**Dataset rows:**
- - -

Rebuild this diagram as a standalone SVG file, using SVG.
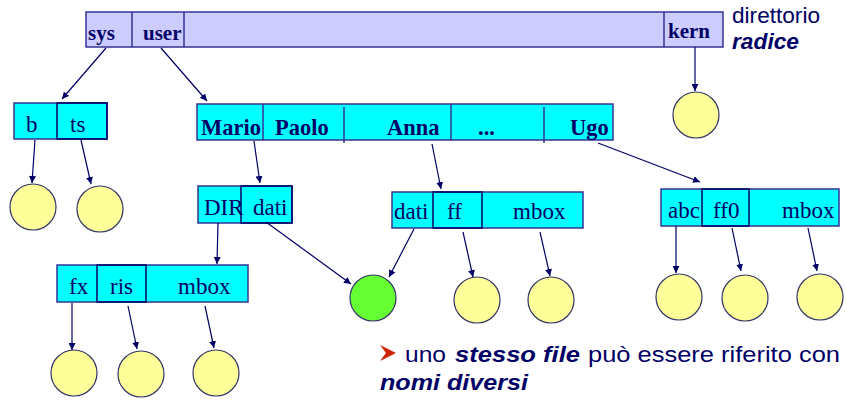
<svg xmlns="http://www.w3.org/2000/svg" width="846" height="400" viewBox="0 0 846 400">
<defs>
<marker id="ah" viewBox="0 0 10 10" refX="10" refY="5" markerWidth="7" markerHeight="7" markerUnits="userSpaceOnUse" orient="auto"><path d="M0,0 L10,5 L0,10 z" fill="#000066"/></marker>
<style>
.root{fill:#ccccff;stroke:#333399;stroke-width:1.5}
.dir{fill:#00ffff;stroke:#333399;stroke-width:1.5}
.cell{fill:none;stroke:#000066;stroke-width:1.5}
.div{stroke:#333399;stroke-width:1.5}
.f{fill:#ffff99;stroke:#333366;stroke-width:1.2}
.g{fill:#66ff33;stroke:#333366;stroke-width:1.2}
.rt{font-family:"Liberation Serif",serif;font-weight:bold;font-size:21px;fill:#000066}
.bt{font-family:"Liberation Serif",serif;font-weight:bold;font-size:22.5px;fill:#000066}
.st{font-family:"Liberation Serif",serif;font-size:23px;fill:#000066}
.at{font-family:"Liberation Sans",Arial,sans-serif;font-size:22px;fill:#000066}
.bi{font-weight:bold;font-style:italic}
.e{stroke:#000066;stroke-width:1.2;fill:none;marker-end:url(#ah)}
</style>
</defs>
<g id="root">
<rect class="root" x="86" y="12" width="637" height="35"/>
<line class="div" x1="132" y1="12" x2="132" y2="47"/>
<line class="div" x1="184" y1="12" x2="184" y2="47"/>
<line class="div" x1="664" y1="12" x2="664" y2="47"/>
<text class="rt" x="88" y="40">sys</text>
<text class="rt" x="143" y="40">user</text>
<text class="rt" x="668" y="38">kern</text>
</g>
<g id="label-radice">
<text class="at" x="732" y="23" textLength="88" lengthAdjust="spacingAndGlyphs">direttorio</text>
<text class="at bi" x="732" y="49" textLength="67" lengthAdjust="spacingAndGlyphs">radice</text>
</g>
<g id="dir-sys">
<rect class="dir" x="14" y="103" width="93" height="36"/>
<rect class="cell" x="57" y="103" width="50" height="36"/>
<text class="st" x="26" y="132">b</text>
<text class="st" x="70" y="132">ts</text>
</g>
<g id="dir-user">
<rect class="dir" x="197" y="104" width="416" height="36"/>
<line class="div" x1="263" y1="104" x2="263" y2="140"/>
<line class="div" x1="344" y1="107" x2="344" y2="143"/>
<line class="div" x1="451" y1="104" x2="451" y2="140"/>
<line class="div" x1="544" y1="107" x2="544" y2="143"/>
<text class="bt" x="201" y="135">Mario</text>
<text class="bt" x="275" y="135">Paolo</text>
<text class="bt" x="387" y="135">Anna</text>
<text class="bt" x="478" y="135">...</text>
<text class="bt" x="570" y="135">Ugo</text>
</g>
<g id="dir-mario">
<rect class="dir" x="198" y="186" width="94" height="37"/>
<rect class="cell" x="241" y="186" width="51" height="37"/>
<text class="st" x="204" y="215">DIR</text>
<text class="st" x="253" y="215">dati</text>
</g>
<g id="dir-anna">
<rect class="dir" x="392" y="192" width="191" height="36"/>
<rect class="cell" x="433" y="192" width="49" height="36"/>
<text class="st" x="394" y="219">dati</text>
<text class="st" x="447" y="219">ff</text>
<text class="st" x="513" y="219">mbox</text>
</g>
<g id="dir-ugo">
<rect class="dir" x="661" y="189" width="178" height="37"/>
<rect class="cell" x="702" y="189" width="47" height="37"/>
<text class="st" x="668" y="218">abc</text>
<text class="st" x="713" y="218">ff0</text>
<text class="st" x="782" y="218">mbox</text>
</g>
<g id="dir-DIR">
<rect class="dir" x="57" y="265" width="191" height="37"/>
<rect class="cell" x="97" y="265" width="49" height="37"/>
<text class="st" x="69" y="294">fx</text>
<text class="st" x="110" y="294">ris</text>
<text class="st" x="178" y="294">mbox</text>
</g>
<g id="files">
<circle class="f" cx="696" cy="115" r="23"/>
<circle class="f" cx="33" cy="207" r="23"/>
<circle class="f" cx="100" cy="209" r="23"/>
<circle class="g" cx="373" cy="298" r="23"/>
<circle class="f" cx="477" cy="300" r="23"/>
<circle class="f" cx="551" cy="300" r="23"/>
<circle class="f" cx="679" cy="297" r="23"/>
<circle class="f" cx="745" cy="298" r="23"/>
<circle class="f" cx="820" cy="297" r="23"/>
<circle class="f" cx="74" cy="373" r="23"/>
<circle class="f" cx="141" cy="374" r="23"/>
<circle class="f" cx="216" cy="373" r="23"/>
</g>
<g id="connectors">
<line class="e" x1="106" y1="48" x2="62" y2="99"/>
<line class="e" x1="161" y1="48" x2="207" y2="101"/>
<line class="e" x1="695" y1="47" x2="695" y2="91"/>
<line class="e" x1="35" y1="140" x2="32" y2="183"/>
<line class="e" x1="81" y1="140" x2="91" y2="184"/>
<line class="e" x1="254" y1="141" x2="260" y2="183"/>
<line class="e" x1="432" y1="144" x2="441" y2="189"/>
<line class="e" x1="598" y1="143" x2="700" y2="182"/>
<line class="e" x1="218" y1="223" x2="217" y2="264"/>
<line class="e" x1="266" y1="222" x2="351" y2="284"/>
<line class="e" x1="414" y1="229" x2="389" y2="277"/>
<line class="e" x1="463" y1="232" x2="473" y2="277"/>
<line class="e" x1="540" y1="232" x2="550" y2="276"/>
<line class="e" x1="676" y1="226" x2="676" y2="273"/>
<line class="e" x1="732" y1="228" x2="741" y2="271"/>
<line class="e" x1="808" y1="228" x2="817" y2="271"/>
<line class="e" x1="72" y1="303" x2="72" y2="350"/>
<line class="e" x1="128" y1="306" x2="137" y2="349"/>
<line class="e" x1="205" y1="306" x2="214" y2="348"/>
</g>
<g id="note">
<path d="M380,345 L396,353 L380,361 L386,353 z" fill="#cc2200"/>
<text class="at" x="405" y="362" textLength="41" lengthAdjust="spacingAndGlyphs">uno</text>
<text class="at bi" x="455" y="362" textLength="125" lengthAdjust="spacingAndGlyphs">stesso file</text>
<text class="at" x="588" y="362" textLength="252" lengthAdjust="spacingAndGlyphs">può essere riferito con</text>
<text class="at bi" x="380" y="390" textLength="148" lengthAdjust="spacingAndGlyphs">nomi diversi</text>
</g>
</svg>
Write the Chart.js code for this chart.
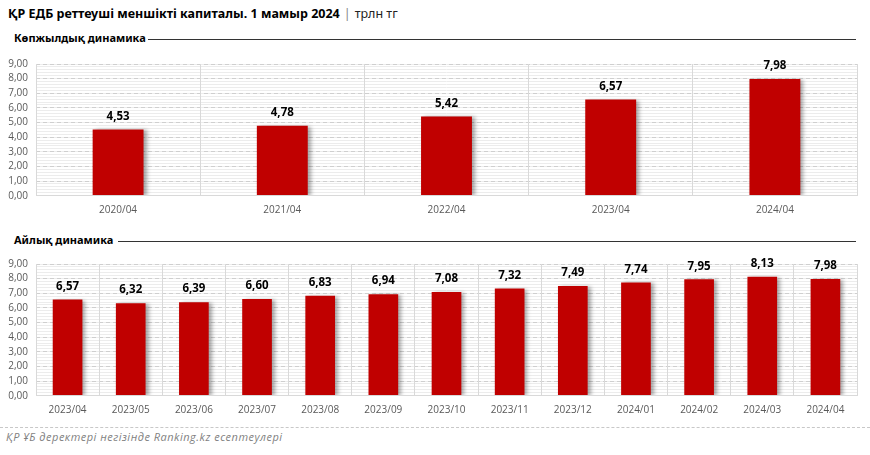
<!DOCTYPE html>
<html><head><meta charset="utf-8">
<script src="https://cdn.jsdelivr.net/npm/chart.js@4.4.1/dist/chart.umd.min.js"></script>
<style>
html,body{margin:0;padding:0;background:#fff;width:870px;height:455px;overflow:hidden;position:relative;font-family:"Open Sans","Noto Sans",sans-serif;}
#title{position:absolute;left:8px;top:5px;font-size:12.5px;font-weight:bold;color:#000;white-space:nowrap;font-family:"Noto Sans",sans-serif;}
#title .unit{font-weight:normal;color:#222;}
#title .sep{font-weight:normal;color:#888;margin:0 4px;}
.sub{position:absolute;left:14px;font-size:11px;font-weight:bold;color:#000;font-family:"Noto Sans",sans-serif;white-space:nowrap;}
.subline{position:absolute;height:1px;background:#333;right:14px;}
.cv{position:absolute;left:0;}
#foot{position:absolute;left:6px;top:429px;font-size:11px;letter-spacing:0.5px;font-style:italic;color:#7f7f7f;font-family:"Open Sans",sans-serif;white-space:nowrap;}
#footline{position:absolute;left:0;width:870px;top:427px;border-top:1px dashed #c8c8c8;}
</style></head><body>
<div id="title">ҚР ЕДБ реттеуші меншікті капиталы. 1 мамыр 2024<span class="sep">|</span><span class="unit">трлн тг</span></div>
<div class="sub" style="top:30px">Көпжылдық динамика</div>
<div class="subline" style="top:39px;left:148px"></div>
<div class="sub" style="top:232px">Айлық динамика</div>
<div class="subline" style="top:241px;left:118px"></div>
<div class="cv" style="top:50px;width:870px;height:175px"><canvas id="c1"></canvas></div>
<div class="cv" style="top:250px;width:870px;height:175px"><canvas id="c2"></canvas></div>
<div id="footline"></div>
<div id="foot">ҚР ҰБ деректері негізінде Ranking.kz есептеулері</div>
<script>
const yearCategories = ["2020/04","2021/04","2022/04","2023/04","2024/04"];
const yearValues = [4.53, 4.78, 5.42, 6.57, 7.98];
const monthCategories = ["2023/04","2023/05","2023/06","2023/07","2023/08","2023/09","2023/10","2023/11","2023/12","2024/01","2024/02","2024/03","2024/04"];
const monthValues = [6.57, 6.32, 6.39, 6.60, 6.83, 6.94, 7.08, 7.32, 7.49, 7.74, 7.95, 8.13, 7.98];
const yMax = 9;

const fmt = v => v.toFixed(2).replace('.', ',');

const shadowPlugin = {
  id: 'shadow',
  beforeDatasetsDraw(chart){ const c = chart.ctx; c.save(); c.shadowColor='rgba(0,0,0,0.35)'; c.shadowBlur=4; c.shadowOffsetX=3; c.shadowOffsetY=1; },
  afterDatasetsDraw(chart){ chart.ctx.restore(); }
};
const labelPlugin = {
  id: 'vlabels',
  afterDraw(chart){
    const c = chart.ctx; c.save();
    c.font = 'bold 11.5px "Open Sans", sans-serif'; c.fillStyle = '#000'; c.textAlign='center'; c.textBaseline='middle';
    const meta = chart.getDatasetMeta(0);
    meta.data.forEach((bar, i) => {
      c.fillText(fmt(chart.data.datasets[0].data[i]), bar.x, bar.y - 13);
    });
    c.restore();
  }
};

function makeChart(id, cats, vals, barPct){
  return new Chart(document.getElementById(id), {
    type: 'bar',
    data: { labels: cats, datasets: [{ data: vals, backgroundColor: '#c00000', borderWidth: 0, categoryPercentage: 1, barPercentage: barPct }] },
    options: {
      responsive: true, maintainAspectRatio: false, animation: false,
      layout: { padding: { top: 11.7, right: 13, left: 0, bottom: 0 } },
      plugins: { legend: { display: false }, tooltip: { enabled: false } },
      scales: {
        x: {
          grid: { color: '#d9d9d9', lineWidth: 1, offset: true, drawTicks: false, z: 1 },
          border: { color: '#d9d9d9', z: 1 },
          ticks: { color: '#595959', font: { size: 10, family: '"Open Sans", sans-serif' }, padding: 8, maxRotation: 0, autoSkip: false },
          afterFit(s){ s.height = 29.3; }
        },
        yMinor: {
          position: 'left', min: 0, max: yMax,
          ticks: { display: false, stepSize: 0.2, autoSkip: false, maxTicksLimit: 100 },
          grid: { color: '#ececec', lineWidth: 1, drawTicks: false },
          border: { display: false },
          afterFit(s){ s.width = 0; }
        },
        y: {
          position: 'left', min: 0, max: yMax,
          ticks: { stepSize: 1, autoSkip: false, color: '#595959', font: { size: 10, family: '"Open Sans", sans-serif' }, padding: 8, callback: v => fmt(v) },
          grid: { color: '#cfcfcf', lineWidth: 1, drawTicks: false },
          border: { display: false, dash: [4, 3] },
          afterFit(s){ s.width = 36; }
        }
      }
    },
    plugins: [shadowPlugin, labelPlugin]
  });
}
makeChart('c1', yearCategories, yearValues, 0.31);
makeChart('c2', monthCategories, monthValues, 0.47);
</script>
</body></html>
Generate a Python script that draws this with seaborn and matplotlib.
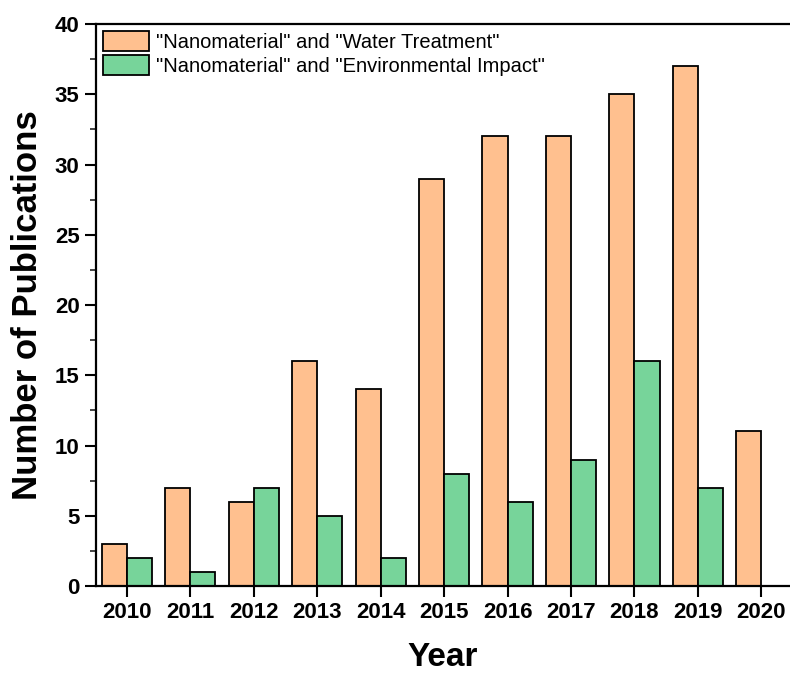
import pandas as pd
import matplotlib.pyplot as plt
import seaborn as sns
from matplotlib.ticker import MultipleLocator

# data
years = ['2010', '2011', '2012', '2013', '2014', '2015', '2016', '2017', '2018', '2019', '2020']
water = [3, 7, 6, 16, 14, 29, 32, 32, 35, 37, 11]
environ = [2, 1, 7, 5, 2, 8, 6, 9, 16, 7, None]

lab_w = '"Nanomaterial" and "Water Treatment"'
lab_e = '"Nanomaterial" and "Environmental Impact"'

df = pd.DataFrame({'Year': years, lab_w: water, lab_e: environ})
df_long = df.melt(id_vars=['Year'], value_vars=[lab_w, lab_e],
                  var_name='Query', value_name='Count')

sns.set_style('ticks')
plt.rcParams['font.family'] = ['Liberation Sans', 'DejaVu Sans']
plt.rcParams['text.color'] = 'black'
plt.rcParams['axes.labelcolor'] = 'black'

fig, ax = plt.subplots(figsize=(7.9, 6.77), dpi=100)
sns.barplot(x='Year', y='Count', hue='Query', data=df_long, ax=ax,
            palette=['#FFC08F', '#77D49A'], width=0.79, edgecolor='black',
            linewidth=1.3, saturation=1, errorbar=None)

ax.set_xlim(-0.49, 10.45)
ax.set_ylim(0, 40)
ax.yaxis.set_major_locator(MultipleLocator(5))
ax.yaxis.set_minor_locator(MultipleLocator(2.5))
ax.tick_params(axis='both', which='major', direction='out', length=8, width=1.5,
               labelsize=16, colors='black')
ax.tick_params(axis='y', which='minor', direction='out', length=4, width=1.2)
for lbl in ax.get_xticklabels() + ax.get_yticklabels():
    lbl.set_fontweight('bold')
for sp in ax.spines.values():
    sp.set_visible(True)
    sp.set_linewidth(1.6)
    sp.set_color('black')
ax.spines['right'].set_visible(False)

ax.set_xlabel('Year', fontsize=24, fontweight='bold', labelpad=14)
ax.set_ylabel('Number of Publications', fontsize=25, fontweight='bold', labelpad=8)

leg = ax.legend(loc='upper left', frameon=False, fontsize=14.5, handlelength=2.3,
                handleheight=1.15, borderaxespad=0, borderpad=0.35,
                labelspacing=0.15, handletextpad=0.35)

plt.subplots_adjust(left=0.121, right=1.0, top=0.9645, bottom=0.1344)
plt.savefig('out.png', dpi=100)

- - -

**The request:** Copy only what runs above from the line containing "Generate a Python" through the line containing "16, 7, None]", exactly. Leave out the pictures.

**Solution for this task:**
Generate a Python script that draws this with seaborn and matplotlib.
import pandas as pd
import matplotlib.pyplot as plt
import seaborn as sns
from matplotlib.ticker import MultipleLocator

# data
years = ['2010', '2011', '2012', '2013', '2014', '2015', '2016', '2017', '2018', '2019', '2020']
water = [3, 7, 6, 16, 14, 29, 32, 32, 35, 37, 11]
environ = [2, 1, 7, 5, 2, 8, 6, 9, 16, 7, None]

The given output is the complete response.